Trajectories of AU04 (brow lowerer) and AU12 (lip corner puller) intensities across video frames, for human and android expressions.

Subjective validation

An online pilot study (n = 11) was conducted using single-scale items of angry and happy recognition as well as arousal and valence, ranging from 0 to 100. Within-subject ANOVAs were conducted with actor type (android, human) as predictors. No significant main effects of actor were found for angry recognition (F(1,10) = 1.42, p = 0.31), happy recognition (F(1,10) = 0.36, p = 0.56), arousal (F(1,10) > 0.01, p = 0.98), or valence (F(1,10) = 0.37, p = 0.56).

Thus, both objective and subjective validation indicates analogous intensities between android and human expressions.

Procedure

The study was conducted online. Participants were shown the videos in a randomized order and rated each expression on the scales of angry, happy, arousal, and valence after being given descriptions for each scale. For angry and happy, participants were told to rate how angry or happy they perceive the expression.

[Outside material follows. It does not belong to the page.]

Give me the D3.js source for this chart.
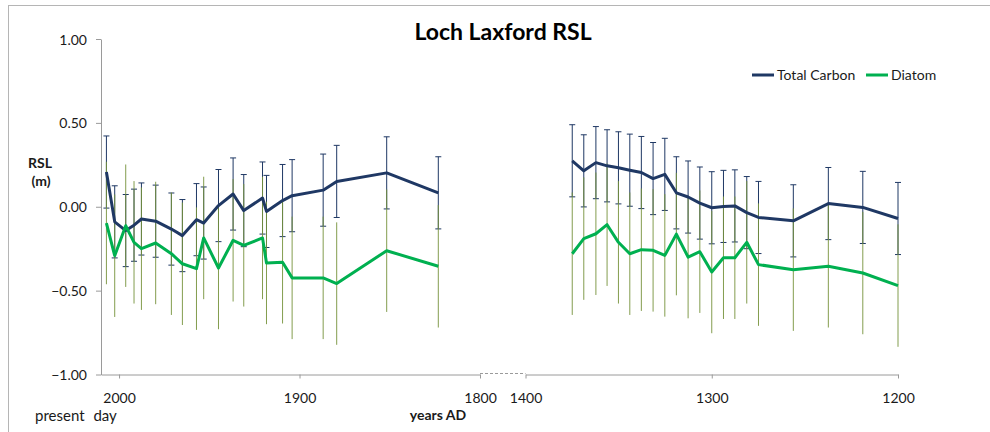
<!DOCTYPE html>
<html>
<head>
<meta charset="utf-8">
<script src="https://cdn.jsdelivr.net/npm/d3@7"></script>
<style>
  body { margin: 0; background: #fff; }
  svg text { font-family: Lato, "Liberation Sans", sans-serif; fill: #1a1a1a; }
  .axis path, .axis line { stroke: #9a9a9a; }
  .axis text { font-size: 14px; fill: #1a1a1a; }
</style>
</head>
<body>
<div class="chart"></div>
<script>
/*
----------------------------------------------------------
                   data
----------------------------------------------------------
*/
// recent segment (present day -> 1800)
var recentYears   = [2007, 2002.4, 1996.3, 1991.7, 1987.6, 1979.7, 1971.0, 1964.9, 1957.1, 1953.1, 1944.9,
                     1936.8, 1930.9, 1920.5, 1918.3, 1909.4, 1904.1, 1886.9, 1879.4, 1851.7, 1823.1];
var recentCarbon  = [0.207, -0.09, -0.142, -0.11, -0.073, -0.086, -0.133, -0.172, -0.077, -0.097, 0.007,
                     0.076, -0.023, 0.052, -0.028, 0.037, 0.066, 0.099, 0.151, 0.202, 0.083];
var recentDiatom  = [-0.097, -0.292, -0.113, -0.212, -0.25, -0.216, -0.28, -0.34, -0.369, -0.186, -0.365,
                     -0.2, -0.23, -0.186, -0.335, -0.331, -0.424, -0.424, -0.458, -0.262, -0.355];

// older segment (1400 -> 1200)
var olderYears    = [1374.9, 1368.7, 1362.2, 1356.2, 1350.1, 1344.0, 1337.8, 1331.5, 1325.2, 1319.0, 1312.7,
                     1306.4, 1300.0, 1293.7, 1287.6, 1281.2, 1274.9, 1256.2, 1237.4, 1218.9, 1200.0];
var olderCarbon   = [0.274, 0.214, 0.263, 0.244, 0.232, 0.218, 0.204, 0.168, 0.193, 0.083, 0.058,
                     0.022, -0.006, 0.002, 0.005, -0.035, -0.064, -0.084, 0.019, -0.004, -0.07];
var olderDiatom   = [-0.28, -0.19, -0.161, -0.107, -0.212, -0.28, -0.256, -0.26, -0.29, -0.163, -0.3,
                     -0.268, -0.389, -0.304, -0.304, -0.212, -0.345, -0.375, -0.355, -0.395, -0.47];

var carbonError = 0.215;
var diatomError = 0.365;

var yTicks       = [-1, -0.5, 0, 0.5, 1];
var recentTicks  = [2000, 1900, 1800];
var olderTicks   = [1400, 1300, 1200];
var seriesNames  = ["Total Carbon", "Diatom"];

/*
----------------------------------------------------------
                   the chart
----------------------------------------------------------
*/
var width = 990;
var height = 432;
var navy = "#1f3864";
var green = "#00b050";
var olive = "#77933c";

var svg = d3.select(".chart")
            .append("svg")
                .attr("width", width)
                .attr("height", height);

// outer frame
svg.append("rect")
    .attr("x", 8.5).attr("y", 5.5)
    .attr("width", width + 20).attr("height", height + 20)
    .attr("fill", "none")
    .attr("stroke", "#b5b5b5");

var y = d3.scaleLinear().domain([-1, 1]).range([374.5, 39]);
var xRecent = d3.scaleLinear().domain([2010, 1800]).range([101, 480]);
var xOlder  = d3.scaleLinear().domain([1400, 1200]).range([525.5, 898]);

function rows(years, carbon, diatom) {
    return years.map(function(yr, i) {
        return { year: yr, carbon: carbon[i], diatom: diatom[i] };
    });
}

var segments = [
    { x: xRecent, data: rows(recentYears, recentCarbon, recentDiatom) },
    { x: xOlder,  data: rows(olderYears, olderCarbon, olderDiatom) }
];

// axes
svg.append("g")
    .attr("class", "axis")
    .attr("transform", "translate(101,0)")
    .call(d3.axisLeft(y).tickValues(yTicks).tickFormat(d3.format(".2f")).tickSize(5).tickSizeOuter(0).tickPadding(9))
    .call(function(g) { g.selectAll("text").attr("dy", "0.36em"); });

function bottomAxis(scale, ticks) {
    svg.append("g")
        .attr("class", "axis")
        .attr("transform", "translate(0,374.5)")
        .call(d3.axisBottom(scale).tickValues(ticks).tickFormat(d3.format("d")).tickSize(4).tickSizeOuter(0).tickPadding(15));
}
bottomAxis(xRecent, recentTicks);
bottomAxis(xOlder, olderTicks);

// axis break
svg.append("line")
    .attr("x1", xRecent(1800)).attr("x2", xOlder(1400))
    .attr("y1", 373.5).attr("y2", 373.5)
    .attr("stroke", "#9a9a9a")
    .attr("stroke-dasharray", "3,2");

// error bars, lines
var plot = svg.append("g");

segments.forEach(function(seg) {
    var x = seg.x;

    var cBars = plot.append("g").selectAll("g").data(seg.data).enter().append("g")
        .attr("stroke", navy).attr("stroke-width", 1);
    cBars.append("line")
        .attr("x1", function(d) { return x(d.year); })
        .attr("x2", function(d) { return x(d.year); })
        .attr("y1", function(d) { return y(d.carbon + carbonError); })
        .attr("y2", function(d) { return y(d.carbon - carbonError); });
    [carbonError, -carbonError].forEach(function(e) {
        cBars.append("line")
            .attr("x1", function(d) { return x(d.year) - 3; })
            .attr("x2", function(d) { return x(d.year) + 3; })
            .attr("y1", function(d) { return y(d.carbon + e); })
            .attr("y2", function(d) { return y(d.carbon + e); });
    });

    plot.append("g").selectAll("line").data(seg.data).enter().append("line")
        .attr("stroke", olive).attr("stroke-width", 1).attr("opacity", 0.9)
        .attr("x1", function(d) { return x(d.year); })
        .attr("x2", function(d) { return x(d.year); })
        .attr("y1", function(d) { return y(d.diatom + diatomError); })
        .attr("y2", function(d) { return y(d.diatom - diatomError); });

    var carbonLine = d3.line().x(function(d) { return x(d.year); }).y(function(d) { return y(d.carbon); });
    var diatomLine = d3.line().x(function(d) { return x(d.year); }).y(function(d) { return y(d.diatom); });

    plot.append("path").datum(seg.data)
        .attr("d", carbonLine)
        .attr("fill", "none").attr("stroke", navy).attr("stroke-width", 3).attr("stroke-linejoin", "round");
    plot.append("path").datum(seg.data)
        .attr("d", diatomLine)
        .attr("fill", "none").attr("stroke", green).attr("stroke-width", 3).attr("stroke-linejoin", "round");
});

// title and labels
svg.append("text")
    .attr("x", 503).attr("y", 39.5)
    .attr("text-anchor", "middle")
    .style("font-size", "23px").style("font-weight", "bold").style("fill", "#000")
    .text("Loch Laxford RSL");

svg.append("text")
    .attr("x", 40).attr("y", 168)
    .attr("text-anchor", "middle")
    .style("font-size", "14px").style("font-weight", "bold")
    .text("RSL");
svg.append("text")
    .attr("x", 41).attr("y", 186)
    .attr("text-anchor", "middle")
    .style("font-size", "14px").style("font-weight", "bold")
    .text("(m)");

svg.append("text")
    .attr("x", 35).attr("y", 421)
    .style("font-size", "15px").style("word-spacing", "5px")
    .text("present day");

svg.append("text")
    .attr("x", 438).attr("y", 420)
    .attr("text-anchor", "middle")
    .style("font-size", "14px").style("font-weight", "bold")
    .text("years AD");

// legend
var legend = svg.append("g");
var legendItems = [
    { name: seriesNames[0], color: navy, x: 752 },
    { name: seriesNames[1], color: green, x: 866 }
];
legendItems.forEach(function(item) {
    legend.append("line")
        .attr("x1", item.x).attr("x2", item.x + 22)
        .attr("y1", 75).attr("y2", 75)
        .attr("stroke", item.color).attr("stroke-width", 3);
    legend.append("text")
        .attr("x", item.x + 25).attr("y", 80)
        .style("font-size", "14px")
        .text(item.name);
});
</script>
</body>
</html>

For arousal and valence, participants were told to rate the level of excitement and pleasantness (vs unpleasantness) expressed by the emotions. Each scale ranged from 0 to 100 and participants had unlimited time to freely select a value. Videos were presented on repeat.

Statistical analysis

The software RStudio® (R version 4.1.2) was used for data preparation and analysis. Analyses of variance (ANOVAs) with orientation (upright and inverted), asynchrony (synchrony and asynchrony), agent type (human and android), and emotion (angry and happy) as within-subject factors were used for emotion recognition (i.e., angry and happy) and dimensional ratings (i.e., valence and arousal). Based on our interest, we conducted follow-up analyses testing the effect of orientation and asynchrony using Tukey’s method.